Eversource facing big Beacon Hill challenge
Utility seeks to overcome resistance to gas pipeline financing plan
EVERSOURCE ENERGY FACES a monumental lobbying challenge this year – convincing Beacon Hill lawmakers to pass legislation allowing electric ratepayers to finance the construction of a natural gas pipeline into the region.
The challenge is immense because the Supreme Judicial Court ruled in August that the novel financing scheme is not allowed under existing Massachusetts law, which means the Legislature must approve legislation making it legal. Yet the entire Senate – Democrats and Republicans alike – voted in June in favor of an amendment prohibiting electric ratepayers from financing a natural gas pipeline. The House never took up the Senate amendment, but many House members hold a similar view.

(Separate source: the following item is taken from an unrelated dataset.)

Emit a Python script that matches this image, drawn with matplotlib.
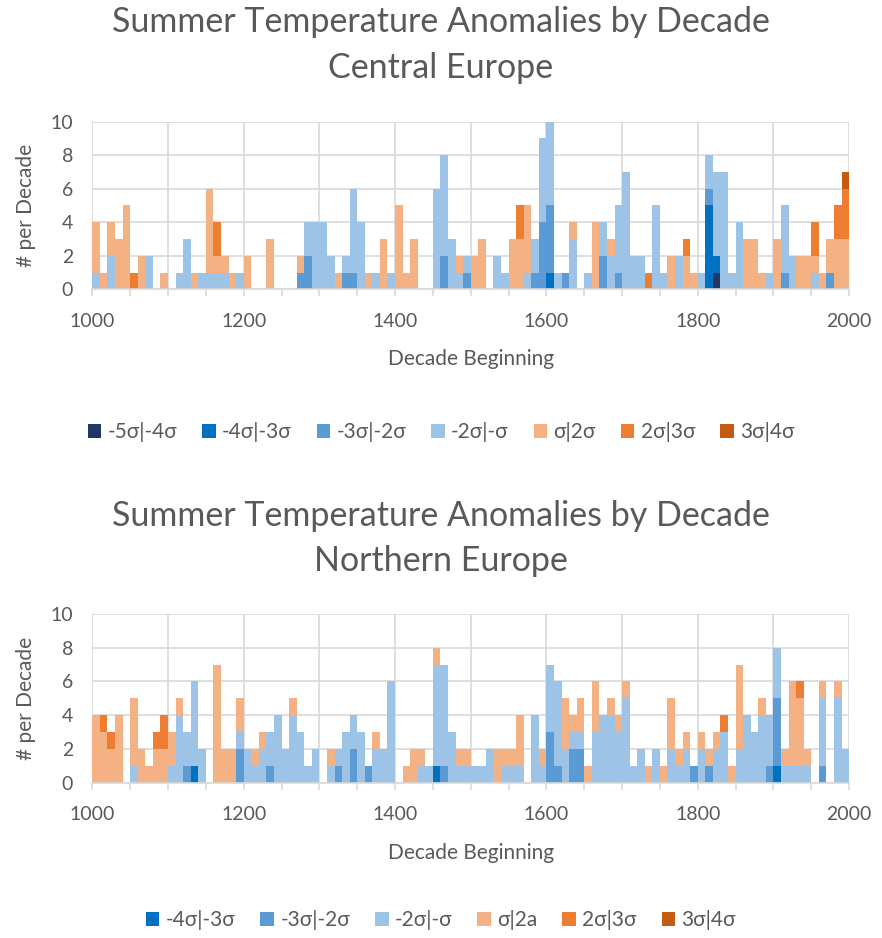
import numpy as np
import matplotlib
matplotlib.use("Agg")
import matplotlib.pyplot as plt
from matplotlib.ticker import MultipleLocator, FuncFormatter

plt.rcParams['font.family'] = ['Lato', 'DejaVu Sans']

decades = np.arange(1000, 2000, 10)

# ---- Central Europe: counts per decade, one row per century ----
c_m5 = [0]*80 + [0,0,1,0,0,0,0,0,0,0] + [0]*10
c_m4 = [0]*60 + [1,0,0,0,0,0,0,0,0,0] + [0]*10 + [0,5,1,0,0,0,0,0,0,0] + [0]*10
c_m3 = ([0]*10 + [0]*10 +
        [0,0,0,0,0,0,0,1,2,0] +
        [0,0,0,1,1,0,0,0,0,0] +
        [0,0,0,0,0,0,2,0,0,1] +
        [0,0,0,0,0,0,0,0,1,4] +
        [4,0,1,0,0,0,0,2,0,1] +
        [0]*10 +
        [0,1,0,0,0,0,0,0,0,0] +
        [0,1,0,0,0,0,0,1,0,0])
c_m2 = ([1,0,2,0,0,0,0,2,0,0] +
        [0,1,3,0,1,1,1,1,0,1] +
        [0,0,0,0,0,0,0,0,2,4] +
        [4,2,0,1,5,4,0,1,0,1] +
        [0,0,0,0,0,6,6,3,1,1] +
        [0,0,0,2,1,0,0,1,2,5] +
        [5,1,0,3,0,1,0,2,2,4] +
        [7,2,2,0,5,1,0,2,0,0] +
        [1,2,5,7,1,4,0,0,0,1] +
        [0,4,2,0,0,1,0,0,0,0])
c_p1 = ([3,1,2,3,5,0,2,0,0,1] +
        [0,0,0,1,0,5,1,1,1,0] +
        [2,0,0,3,0,0,0,1,0,0] +
        [0,0,1,0,0,0,1,0,3,0] +
        [5,1,3,0,0,0,0,0,1,0] +
        [2,3,0,0,0,3,3,4,0,0] +
        [0,0,0,1,0,0,4,0,1,0] +
        [0,0,0,0,0,0,2,0,2,1] +
        [0,0,0,0,0,0,3,3,1,0] +
        [3,0,0,2,2,1,1,2,3,3])
c_p2 = ([0,0,0,0,0,1,0,0,0,0] +
        [0,0,0,0,0,0,2,0,0,0] +
        [0]*30 +
        [0,0,0,0,0,0,2,0,0,0] +
        [0]*10 +
        [0,0,0,1,0,0,0,0,1,0] +
        [0]*10 +
        [0,0,0,0,0,2,0,0,2,3])
c_p3 = [0]*99 + [1]

# ---- Northern Europe ----
n_m4 = ([0]*10 + [0,0,0,1,0,0,0,0,0,0] + [0]*20 +
        [0,0,0,0,0,1,0,0,0,0] + [0]*40 +
        [1,0,0,0,0,0,0,0,0,0])
n_m3 = ([0]*10 +
        [0,0,1,0,0,0,0,0,0,2] +
        [0,0,0,1,0,0,0,0,0,0] +
        [0,0,1,0,2,0,1,0,0,0] +
        [0,0,0,0,0,0,1,0,0,0] +
        [0]*10 +
        [3,1,0,2,2,0,0,0,0,0] +
        [0,0,0,0,0,0,0,0,0,1] +
        [0,1,0,0,0,0,0,0,0,1] +
        [4,0,0,0,0,0,1,0,0,0])
n_m2 = ([0,0,0,0,0,1,0,0,0,0] +
        [1,4,2,5,2,0,0,0,0,1] +
        [2,1,2,2,4,2,4,3,1,2] +
        [0,1,1,3,2,3,0,2,2,6] +
        [0,0,0,1,1,6,6,3,1,1] +
        [1,1,2,0,1,1,1,0,4,1] +
        [4,5,2,1,1,0,3,4,4,3] +
        [5,1,2,0,2,0,2,1,2,0] +
        [2,0,2,3,0,2,4,3,4,3] +
        [3,1,1,1,1,0,4,0,5,2])
n_p1 = ([4,3,2,4,0,4,2,1,2,2] +
        [2,1,0,0,0,0,7,2,2,2] +
        [0,1,1,0,0,0,1,0,0,0] +
        [0,1,0,0,0,0,0,1,0,0] +
        [0,1,2,1,0,1,0,0,1,1] +
        [0,0,0,2,1,1,3,0,0,1] +
        [0,0,3,1,2,1,3,0,1,1] +
        [1,0,0,1,0,1,3,1,1,0] +
        [1,1,1,0,1,5,0,0,1,0] +
        [0,1,5,4,1,0,1,0,1,0])
n_p2 = ([0,1,1,0,0,0,0,0,1,2] + [0]*70 +
        [0,0,0,1,0,0,0,0,0,0] +
        [0,0,0,1,0,0,0,0,0,0])
n_p3 = [0]*100

colors = {
    '-5σ|-4σ': '#1f3864',
    '-4σ|-3σ': '#0070c0',
    '-3σ|-2σ': '#5b9bd5',
    '-2σ|-σ': '#9dc3e6',
    'σ|2σ': '#f4b183',
    'σ|2a': '#f4b183',
    '2σ|3σ': '#ed7d31',
    '3σ|4σ': '#c55a11',
}

central = [('-5σ|-4σ', c_m5), ('-4σ|-3σ', c_m4), ('-3σ|-2σ', c_m3),
           ('-2σ|-σ', c_m2), ('σ|2σ', c_p1), ('2σ|3σ', c_p2), ('3σ|4σ', c_p3)]
northern = [('-4σ|-3σ', n_m4), ('-3σ|-2σ', n_m3), ('-2σ|-σ', n_m2),
            ('σ|2a', n_p1), ('2σ|3σ', n_p2), ('3σ|4σ', n_p3)]

grey = '#595959'
gridc = '#d9d9d9'

fig = plt.figure(figsize=(8.82, 9.38), dpi=100)


def draw(rect, series, title_y, legend_y, region):
    ax = fig.add_axes(rect)
    bottom = np.zeros(len(decades))
    handles = []
    for name, vals in series:
        vals = np.array(vals)
        h = ax.bar(decades, vals, width=10, align='edge', bottom=bottom,
                   color=colors[name], linewidth=0, label=name, zorder=3)
        handles.append(h)
        bottom += vals
    ax.set_xlim(1000, 2000)
    ax.set_ylim(0, 10)
    ax.set_yticks(range(0, 11, 2))
    ax.xaxis.set_major_locator(MultipleLocator(50))
    ax.xaxis.set_major_formatter(FuncFormatter(
        lambda v, p: f'{int(v)}' if int(v) % 200 == 0 else ''))
    for y in range(0, 11, 2):
        ax.axhline(y, color=gridc, lw=1.2, zorder=1)
    for x in range(1000, 2001, 100):
        ax.axvline(x, color=gridc, lw=1.2, zorder=1)
    for s in ['top', 'right', 'left']:
        ax.spines[s].set_visible(False)
    ax.spines['bottom'].set_color(gridc)
    ax.spines['bottom'].set_linewidth(1.2)
    ax.spines['bottom'].set_zorder(4)
    ax.tick_params(axis='x', colors=gridc, labelcolor=grey, labelsize=14,
                   length=5, width=1.2, pad=12)
    ax.tick_params(axis='y', length=0, labelcolor=grey, labelsize=14, pad=14)
    ax.set_xlabel('Decade Beginning', color=grey, fontsize=15, labelpad=14)
    ax.set_ylabel('# per Decade', color=grey, fontsize=15, labelpad=10)
    fig.text(0.5, title_y, 'Summer Temperature Anomalies by Decade\n' + region,
             ha='center', va='center', fontsize=24.5, color=grey, linespacing=1.5)
    fig.legend(handles=handles, loc='center', bbox_to_anchor=(0.5, legend_y),
               ncol=len(handles), frameon=False, fontsize=15,
               handlelength=0.65, handleheight=0.65, handletextpad=0.3,
               columnspacing=1.2, labelcolor=grey)
    return ax


draw([0.1047, 0.6916, 0.8580, 0.1787], central, 1 - 45/938, 1 - 432/938,
     'Central Europe')
draw([0.1047, 0.1656, 0.8580, 0.1798], northern, 1 - 538/938, 1 - 920/938,
     'Northern Europe')

fig.savefig('out.png', dpi=100)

Eversource has been reviewing a number of options for financing the pipeline in the wake of the Supreme Judicial Court’s decision. But in a conference call with financial analysts on Wednesday, utility officials said they have concluded that the best and perhaps only way to get a pipeline built is to stick with the original plan – having the region’s electric ratepayers pay for it.
Eversource wants to build the Access Northeast Pipeline along with its partners Spectra Energy and National Grid. Four of the New England states are on board with Access Northeast’s novel financing plan, but the project faces big hurdles in New Hampshire and Massachusetts.
In Massachusetts, Eversource officials said they haven’t filed any legislation yet. Instead, they are doing outreach work to lawmakers and business leaders on the need for a new pipeline. Company officials say a new pipeline would bring cheap gas into the region and help hold down prices, particularly in winter months when the region has difficulty meeting demand for gas to both heat homes and to run power plants.
Lee Olivier, Eversource’s executive vice president, said on Wednesday the winter bottlenecks for gas drive up the region’s electricity bill by about $1 billion.
Olivier indicated a key part of Eversource’s education strategy will be a report due out this summer from the operator of the regional power grid, ISO-New England. The grid operator has called repeatedly for the construction of new pipeline capacity, but Olivier indicated the new report will spell out in detail the cost of not moving ahead. “I don’t see how they can maintain reliability without bringing gas supply into the region,” he said.
Olivier said the report will make the case that the status quo is not acceptable, and that carbon emissions will increase without new pipeline capacity. When gas-fired power plants don’t run, typically other plants running on coal and oil have to fill the gap.
Marcia Blomberg, a spokeswoman for ISO-New England, said in an email that the study will update a report done in 2014 and examine “the power system’s ability to reliably serve demand over an extended cold spell when the region’s fuel infrastructure is constrained.”
There had been speculation last year that Eversource could possibly finance the Access Northeast pipeline the traditional way, with financing provided by customers of local gas utilities. But Olivier ruled that out on Wednesday, saying “that will not work.”He also said the pipeline could not be built without financial support from Massachusetts. The state accounts for 42 percent of New England’s electricity consumption and the other five New England states would balk at financing a pipeline that would primarily benefit the Bay State.
George Bachrach, president of the Environmental League of Massachusetts and a former state senator, said he didn’t think Eversource could pull it off. “But these are hardball players with a lot of lobbyists,” he said.